Juro que antes de probarlo tenía mil reticencias porque no en vano me consideraba un experto en ese tipo de infusiones. Pero resultó tener unos delicados aromas frutales que me parecieron exactos a una variedad que había probado en China, llamada tieguanyin, y que por su precio solo había podido agenciarme unos cien gramos.
«No puede ser», exclamé en mi interior y sin querer exteriorizar mi sorpresa, la pregunté si le quedaba algo sin usar.
―Una bolsa grande. Pero si querer más, yo conseguir― contestó.
―Tráela― ordené y mientras ella iba a su cuarto, fuí al mío a buscar el lujoso embalaje donde guardaba mi tesoro.
«Es imposible», me repetí ya con ese carísimo producto bajo el brazo, « en el mercado minorista de Hong Kong se vende a mil euros el kilo».
Cuando Mayi volvió con esa bolsa papel, puse un puñado del suyo y uno del mío sobre una mesa.
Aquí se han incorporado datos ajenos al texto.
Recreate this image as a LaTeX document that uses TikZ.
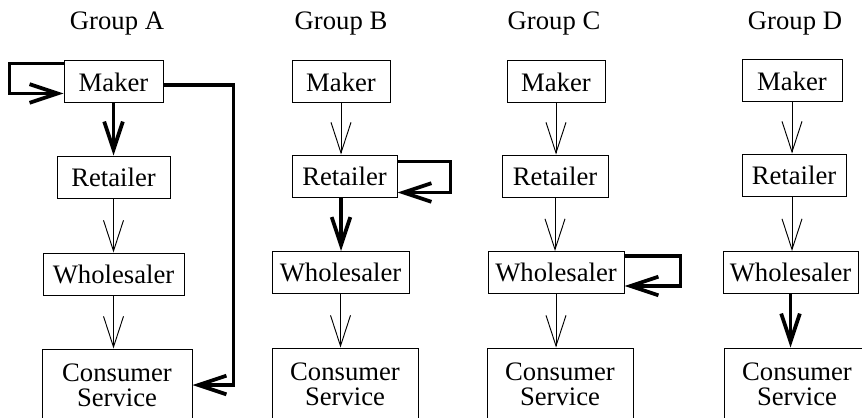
\documentclass[tikz,border=0pt]{standalone}
\usepackage{fontspec}
\setmainfont{Liberation Serif}
\usetikzlibrary{arrows.meta}

\begin{document}
\begin{tikzpicture}[x=0.75pt, y=-0.75pt,
    box/.style={draw, line width=0.75pt, inner sep=0pt, align=center,
        minimum height=31.5pt, font=\fontsize{20}{19}\selectfont},
    title/.style={font=\fontsize{20}{19}\selectfont},
    flow/.style={line width=0.7pt, -{Straight Barb[length=23pt, width=15pt]}},
    heavy/.style={line width=2.8pt, -{Straight Barb[length=21pt, width=14pt]}}]
    \clip (0, 0) rectangle (862, 417);

    % Group A
    \node[title] (titleA) at (117, 24) {Group A};
    \node[box, minimum width=74.25pt] (makerA) at (113.5, 82) {Maker};
    \node[box, minimum width=84.75pt] (retA) at (113.5, 177) {Retailer};
    \node[box, minimum width=105.75pt] (wholA) at (113.5, 274) {Wholesaler};
    \node[box, minimum width=112.5pt, minimum height=54pt] (consA) at (117, 385) {Consumer\\Service};

    \draw[heavy] (makerA.south) -- (makerA.south |- retA.north);
    \draw[flow] (retA.south) -- (retA.south |- wholA.north);
    \draw[flow] (wholA.south) -- (wholA.south |- consA.north);
    % Loop back into the maker and the long way round
    \draw[heavy] ([yshift=-2.25pt]makerA.north west) -- ++(-40.5pt, 0) |- ([yshift=7.5pt]makerA.south west);
    \draw[heavy] ([yshift=-2pt]makerA.east) -- ++(52.5pt, 0) |- (consA.east);

    % Group B
    \node[title] (titleB) at (341, 24) {Group B};
    \node[box, minimum width=73.5pt] (makerB) at (341, 82) {Maker};
    \node[box, minimum width=78.75pt] (retB) at (344.5, 176) {Retailer};
    \node[box, minimum width=102.75pt] (wholB) at (340.5, 272.5) {Wholesaler};
    \node[box, minimum width=109.5pt, minimum height=54pt] (consB) at (345, 384) {Consumer\\Service};

    \draw[flow] (makerB.south) -- (makerB.south |- retB.north);
    \draw[heavy] (makerB.south |- retB.south) -- (makerB.south |- wholB.north);
    \draw[flow] (wholB.south) -- (wholB.south |- consB.north);
    % Loop on the retailer
    \draw[heavy] ([yshift=-5.25pt]retB.north east) -- ++(39.75pt, 0) |- ([yshift=3.75pt]retB.south east);

    % Group C
    \node[title] (titleC) at (554, 24) {Group C};
    \node[box, minimum width=73.5pt] (makerC) at (556, 82) {Maker};
    \node[box, minimum width=79.5pt] (retC) at (555, 176) {Retailer};
    \node[box, minimum width=102pt] (wholC) at (556, 272.5) {Wholesaler};
    \node[box, minimum width=109.5pt, minimum height=54pt] (consC) at (560, 384) {Consumer\\Service};

    \draw[flow] (makerC.south) -- (makerC.south |- retC.north);
    \draw[flow] (retC.south) -- (retC.south |- wholC.north);
    \draw[flow] (wholC.south) -- (wholC.south |- consC.north);
    % Loop on the wholesaler
    \draw[heavy] ([yshift=-3.75pt]wholC.north east) -- ++(42pt, 0) |- ([yshift=6pt]wholC.south east);

    % Group D
    \node[title] (titleD) at (795, 24) {Group D};
    \node[box, minimum width=75pt] (makerD) at (792, 81) {Maker};
    \node[box, minimum width=78pt] (retD) at (794, 175) {Retailer};
    \node[box, minimum width=101.25pt] (wholD) at (790.5, 272.5) {Wholesaler};
    \node[box, minimum width=109.5pt, minimum height=54pt] (consD) at (797, 384) {Consumer\\Service};

    \draw[flow] (makerD.south) -- (makerD.south |- retD.north);
    \draw[flow] (makerD.south |- retD.south) -- (makerD.south |- wholD.north);
    \draw[heavy] (wholD.south) -- (wholD.south |- consD.north);
\end{tikzpicture}
\end{document}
Os juro que comprobar que el aroma, la forma, la textura y el sabor eran el mismo, se me puso dura y ¡no figuradamente!
Asumiendo que esas crías conocían a la perfección el té que sus paisanos producían no quise influir en ellas y señalando las dos muestras, les pedí su opinión. Las birmanas ajenas al terremoto que asolaba mi mente, tras probar el té que yo había traído con cara triste se lamentaron que hubiese comprado a algún desalmado un producto tan malo.
―¡Explicaros!― pedí desmoralizado.
Aung con voz tierna me informó que siendo de la misma variedad, el mío estaba seco y que debía hablar con el que me lo había vendido para que me devolviera el dinero.
―Está seco― repetí y sin llegarme a creer que la fortuna me sonriera de esa forma, pregunté a las muchachas a cuanto se vendía el kilo.
―Caro, muy caro. Tres mil Kyats la bolsa.
Haciendo el peor cambio posible, eso significaba dos euros por lo que metiendo gastos exagerados y pagando aranceles, puesto en Hong Kong saldría a menos de veinte euros.
―¿Me darías un poco? Quiero enviárselo a un amigo― deje caer como si nada pensando en mandárselo a un contacto que había conocido en mi viaje.
Poniendo la bolsa en mis manos, Mayi contestó:
―Lo nuestro es suyo.
Para entonces Maria se había coscado que algo raro pasaba y en voz baja me preguntó qué era lo que ocurría. Abrazando a las dos birmanas, respondí:
―Si tengo razón, ¡el valor de esa bolsa es mayor a lo que pagaste por estas monadas!
No hace falta comentar que al día siguiente y a primera hora mandé por correo urgente doscientos gramos de ese té al mayorista que conocía porque de ser la mitad de bueno de lo que decían las dos muchachas podía hacer millonario, ya que según ellas la finca que lo producía era de un noble venido a menos y que debido a su mala situación económica era fácil engatusarle que me vendiera unas dos toneladas al mes de ese producto.
Dando por sentado que de estar interesado, el capullo de mi conocido iba a aprovecharse de mí, pensé:
«Si me ofrece trescientos euros por kilo y me cuesta veinte, ganaríamos más de medio millón de euros al mes».
Siendo miércoles, no esperaba que lo recibiera antes del viernes y eso me daba tiempo para desprenderme de los trescientos mil euros en acciones que había comprado cuando antes de volar a ese país vendí mi casa en Madrid. Reconozco que me resultó duro dar la orden a mi banco por si mis esperanzas eran un bluf y todo eso resultaba ser el cuento de la lechera. Aun así las vendí y esa misma mañana, mi agente me confirmó que tenía el dinero en mi cuenta.
Mientras tanto me ocupé de investigar la precaria situación del dueño de esa finca y por eso antes de recibir la llamada del Hongkonés, sabía que ese tipo estaba totalmente quebrado y que el terreno que dedicaba al cultivo de esa variedad era de unas treinta y cinco hectáreas.
«¡Su puta madre! Según los libros la producción media es de tres toneladas año por hectárea», pensé dándole vueltas al tema y haciendo números la cifra que me salía era tan descomunal que me parecía inconcebible.
Por eso cuando el viernes antes de ir a trabajar, el chino me llamó interesado y sin tener que ejercer ningún tipo de presión me ofreció cuatrocientos euros por kilo, supe que había hallado mi particular mina de oro.
―Recoged todo. ¡Nos vamos a vuestro pueblo!― dije a las asombradas crías.